Maus’s personal file says that he was reported to have dropped between CHAMPLON and BEAULIEU (possibly Béleu, about 5 km to the east). His mission is to find out what, if anything is happening in Luxembourg: to contact any existing organisations or, failing that, to set up an organisation of his own; to reconnoitre sites for dropping supplies or landing sites for Lysanders. MRD Foot gives the story of their eventual capture:

Operation TEAMAN

While much is known about Austin’s sortie, much less is known about Sticky Murphy’s sortie TEAMAN. MRD Foot does not mention it. It may have been an SIS mission.

The target is in same area as GLASSHOUSE, flown earlier in the month. F/Lt Murphy flies across the Zuider Zee to Zwartsluis and Meppel. (Before the post-war creation of the eastern polders Meppel was almost on the coast.) According to Murphy’s post-operation report the TEAMAN target was only seven minutes flying-time up the canal towards Smilde. Unusually, they drop their leaflets over Meppel before heading for the target, presumably to avoid returning there after the drop. After dropping TEAMAN Murphy then set course for Southwold, but they made landfall at Lowestoft. They fly south to Southwold, which presumably gives them an often-flown track to find base at Newmarket, where they land at 23.32.

Operation LUCKYSHOT (plus RHOMBOID and HIRELING)

Of F/O Hockey’s crew for this sortie, it appears that only P/O Smith, his 2nd Pilot, is a member of the Squadron. So far as I am able to ascertain, his navigator and wireless-operator, F/Sgts Broadley, DFM and F/Sgt Judson, DFM are on the staff of 3 Group’s Training Flight; during this period both fly other operations for 138 Squadron, but only five in total between them.

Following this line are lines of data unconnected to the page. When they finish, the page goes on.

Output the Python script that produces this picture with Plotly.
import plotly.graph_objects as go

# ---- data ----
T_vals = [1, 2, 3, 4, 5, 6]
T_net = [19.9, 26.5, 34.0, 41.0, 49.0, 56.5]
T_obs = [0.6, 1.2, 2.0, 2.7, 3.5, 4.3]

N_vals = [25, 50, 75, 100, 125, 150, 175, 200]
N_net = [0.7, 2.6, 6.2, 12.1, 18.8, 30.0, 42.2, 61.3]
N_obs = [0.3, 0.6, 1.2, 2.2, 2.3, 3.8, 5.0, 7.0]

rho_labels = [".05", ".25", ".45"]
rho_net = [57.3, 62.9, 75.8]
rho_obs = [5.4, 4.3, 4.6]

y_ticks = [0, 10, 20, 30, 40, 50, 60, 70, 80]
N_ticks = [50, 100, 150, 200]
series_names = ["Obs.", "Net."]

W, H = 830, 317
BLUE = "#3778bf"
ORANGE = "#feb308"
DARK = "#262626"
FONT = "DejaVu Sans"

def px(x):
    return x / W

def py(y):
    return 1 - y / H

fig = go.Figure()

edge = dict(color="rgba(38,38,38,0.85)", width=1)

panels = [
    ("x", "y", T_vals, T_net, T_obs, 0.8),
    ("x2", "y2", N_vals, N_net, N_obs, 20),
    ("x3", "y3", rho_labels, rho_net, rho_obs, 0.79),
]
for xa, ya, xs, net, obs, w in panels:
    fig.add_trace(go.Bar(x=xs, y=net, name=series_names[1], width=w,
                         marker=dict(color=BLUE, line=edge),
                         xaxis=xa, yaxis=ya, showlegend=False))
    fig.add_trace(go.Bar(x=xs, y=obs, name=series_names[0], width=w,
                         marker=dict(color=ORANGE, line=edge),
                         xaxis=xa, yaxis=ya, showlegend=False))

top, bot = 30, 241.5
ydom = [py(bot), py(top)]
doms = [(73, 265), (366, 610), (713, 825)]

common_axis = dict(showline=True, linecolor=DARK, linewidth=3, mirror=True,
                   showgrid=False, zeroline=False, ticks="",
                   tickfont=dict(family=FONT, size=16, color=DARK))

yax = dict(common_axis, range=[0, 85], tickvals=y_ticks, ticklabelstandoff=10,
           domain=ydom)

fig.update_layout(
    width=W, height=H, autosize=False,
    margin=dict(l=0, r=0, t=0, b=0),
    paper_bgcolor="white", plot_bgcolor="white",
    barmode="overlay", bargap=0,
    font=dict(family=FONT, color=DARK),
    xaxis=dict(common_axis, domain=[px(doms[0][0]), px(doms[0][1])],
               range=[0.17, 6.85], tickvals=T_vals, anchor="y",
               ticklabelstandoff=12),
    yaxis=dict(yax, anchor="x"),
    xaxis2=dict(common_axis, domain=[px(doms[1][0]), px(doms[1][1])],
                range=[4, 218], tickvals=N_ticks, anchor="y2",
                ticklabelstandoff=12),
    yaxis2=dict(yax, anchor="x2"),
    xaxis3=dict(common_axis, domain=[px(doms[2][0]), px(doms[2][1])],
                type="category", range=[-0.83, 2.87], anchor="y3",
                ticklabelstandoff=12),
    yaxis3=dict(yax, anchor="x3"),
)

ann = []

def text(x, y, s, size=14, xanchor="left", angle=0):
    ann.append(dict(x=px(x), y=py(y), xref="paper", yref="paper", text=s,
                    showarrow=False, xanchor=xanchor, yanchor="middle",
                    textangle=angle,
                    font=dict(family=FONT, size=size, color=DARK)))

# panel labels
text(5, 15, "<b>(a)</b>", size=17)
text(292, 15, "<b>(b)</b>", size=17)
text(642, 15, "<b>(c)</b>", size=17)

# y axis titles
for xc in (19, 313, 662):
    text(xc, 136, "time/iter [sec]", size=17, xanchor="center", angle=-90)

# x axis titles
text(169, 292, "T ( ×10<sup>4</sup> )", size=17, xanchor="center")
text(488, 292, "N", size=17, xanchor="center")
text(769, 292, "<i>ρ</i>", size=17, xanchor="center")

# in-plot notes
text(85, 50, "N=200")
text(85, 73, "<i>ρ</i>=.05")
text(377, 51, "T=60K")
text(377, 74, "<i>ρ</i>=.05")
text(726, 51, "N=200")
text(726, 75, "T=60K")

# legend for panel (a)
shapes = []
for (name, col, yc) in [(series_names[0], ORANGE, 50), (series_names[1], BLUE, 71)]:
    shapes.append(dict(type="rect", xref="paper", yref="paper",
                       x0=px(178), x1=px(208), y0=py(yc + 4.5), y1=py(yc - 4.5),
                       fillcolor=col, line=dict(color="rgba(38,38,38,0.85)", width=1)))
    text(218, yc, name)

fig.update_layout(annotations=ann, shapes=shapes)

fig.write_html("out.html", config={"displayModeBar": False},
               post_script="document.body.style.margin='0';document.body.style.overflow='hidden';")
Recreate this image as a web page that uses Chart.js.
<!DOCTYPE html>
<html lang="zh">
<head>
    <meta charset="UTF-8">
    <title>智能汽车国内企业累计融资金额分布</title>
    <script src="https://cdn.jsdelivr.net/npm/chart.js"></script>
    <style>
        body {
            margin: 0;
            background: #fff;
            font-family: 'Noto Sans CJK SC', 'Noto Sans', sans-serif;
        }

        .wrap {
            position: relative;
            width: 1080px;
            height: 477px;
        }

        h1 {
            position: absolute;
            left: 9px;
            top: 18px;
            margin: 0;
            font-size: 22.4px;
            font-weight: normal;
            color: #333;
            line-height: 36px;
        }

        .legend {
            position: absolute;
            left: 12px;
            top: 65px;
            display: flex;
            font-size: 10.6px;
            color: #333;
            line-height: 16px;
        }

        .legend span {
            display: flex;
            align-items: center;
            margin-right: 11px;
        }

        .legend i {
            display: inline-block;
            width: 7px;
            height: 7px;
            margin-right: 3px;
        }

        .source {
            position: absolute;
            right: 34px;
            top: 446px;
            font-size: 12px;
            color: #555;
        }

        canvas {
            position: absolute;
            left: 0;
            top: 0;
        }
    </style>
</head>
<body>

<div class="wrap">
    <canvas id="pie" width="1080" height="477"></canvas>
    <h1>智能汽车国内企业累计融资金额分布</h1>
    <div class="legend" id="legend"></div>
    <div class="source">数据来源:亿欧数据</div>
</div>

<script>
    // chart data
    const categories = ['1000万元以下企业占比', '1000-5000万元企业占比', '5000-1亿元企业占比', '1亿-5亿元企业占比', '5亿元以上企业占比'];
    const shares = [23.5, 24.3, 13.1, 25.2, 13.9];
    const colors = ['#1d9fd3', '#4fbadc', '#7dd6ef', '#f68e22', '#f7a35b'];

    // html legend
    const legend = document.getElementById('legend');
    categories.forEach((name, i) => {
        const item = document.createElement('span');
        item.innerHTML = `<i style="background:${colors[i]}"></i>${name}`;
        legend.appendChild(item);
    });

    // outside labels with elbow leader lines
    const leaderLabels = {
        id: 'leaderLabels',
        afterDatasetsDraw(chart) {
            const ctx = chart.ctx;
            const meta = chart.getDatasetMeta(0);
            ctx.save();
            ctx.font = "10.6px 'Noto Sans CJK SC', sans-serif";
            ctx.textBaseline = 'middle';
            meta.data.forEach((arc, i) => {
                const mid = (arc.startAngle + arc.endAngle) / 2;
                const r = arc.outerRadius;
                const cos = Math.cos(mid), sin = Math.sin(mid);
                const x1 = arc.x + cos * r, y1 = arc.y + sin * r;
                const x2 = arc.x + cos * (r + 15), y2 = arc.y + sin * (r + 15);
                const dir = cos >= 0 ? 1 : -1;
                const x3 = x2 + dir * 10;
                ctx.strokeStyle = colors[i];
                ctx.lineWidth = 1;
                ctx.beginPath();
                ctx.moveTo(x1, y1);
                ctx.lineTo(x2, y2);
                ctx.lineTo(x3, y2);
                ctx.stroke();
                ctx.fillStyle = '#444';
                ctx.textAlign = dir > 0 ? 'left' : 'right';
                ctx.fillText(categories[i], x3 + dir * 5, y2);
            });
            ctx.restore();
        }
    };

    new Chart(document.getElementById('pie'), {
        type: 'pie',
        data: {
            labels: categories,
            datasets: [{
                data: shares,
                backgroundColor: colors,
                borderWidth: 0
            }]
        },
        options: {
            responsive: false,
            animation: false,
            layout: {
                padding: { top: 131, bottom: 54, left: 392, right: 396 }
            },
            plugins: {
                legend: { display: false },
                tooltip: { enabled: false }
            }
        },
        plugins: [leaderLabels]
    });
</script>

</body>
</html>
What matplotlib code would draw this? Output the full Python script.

The rear-gunner, F/Sgt Masson, does not appear elsewhere in 138 Squadron’s reports, so he may also be a visitor. S/Ldr Jack Benham (ex-Ringway) is flying as the Despatcher, with a Sgt Kennedy (also possibly a visitor, for this is his only appearance) to assist. Benham has been on the staff of Ringway almost since its formation: in May 1941 he briefly replaced Louis Strange as CO of the Parachute Training Squadron, but was soon superseded by S/Ldr Maurice Newnham. Promoted to Wing Commander, Benham is posted overseas to India to train paratroops there, but fails the medical; he is currently with SOE.

The target for Operation LUCKYSHOT is near Charleroi. Hockey takes off at 18.55 and flies via Abingdon and Tangmere to the French coast at Berck-sur-Mer. Though this is a roundabout route to Belgium, nearly double the straight-line distance, it avoids the heavy flak defences to be encountered anywhere along the coast east of Calais. They cross the French coast at 7,500 feet, a safe height. Encountering 8/10 cumulus cloud shortly after, Hockey drops to 3,500 feet. After 10/10 cloud, and rain, he drops further to 2,000 feet. On ETA over the target area Hockey decides against flying any lower in zero visibility, the ground being not much more than 1,000 feet below. The operation is abandoned and they return via the Somme estuary at Le Crotoy, and thence to Tangmere and base at 01.25.

From the RHOMBOID SOE file, Hockey’s sortie also includes HIRELING and RHOMBOID, Jean Cassart and Henri Verhaegen. Hockey does not mention these in his report, perhaps because he abandons the operation in the knowledge that their target would be equally inaccessible.

As with TEAMAN, the identity of LUCKYSHOT appears to have evaded the record. There is no mention of LUCKYSHOT by MRD Foot or Etienne Verhoeyen, two principal sources for SOE and intelligence agents, or any file in the National Archive.

Sources

MUSJID, OUTCASTE, BALACLAVA

TNA AIR20/8334, encls 82A, 83A, 87A.
TNA HS6/158, Personal File for Jean Nicolas Léon Maus (OUTCASTE)
MRD Foot, ‘SOE in the Low Countries’, pp. 265-7.

LUCKYSHOT, (HIRELING and RHOMBOID)

TNA HS 6/187 (RHOMBOID mission)
Hockey logbook
Article about Jack Benham by Walter Kahn, MBE, in ‘The Dropzone’, the magazine of Harrington Aviation Museums; volume 10, Issue 1 (2012).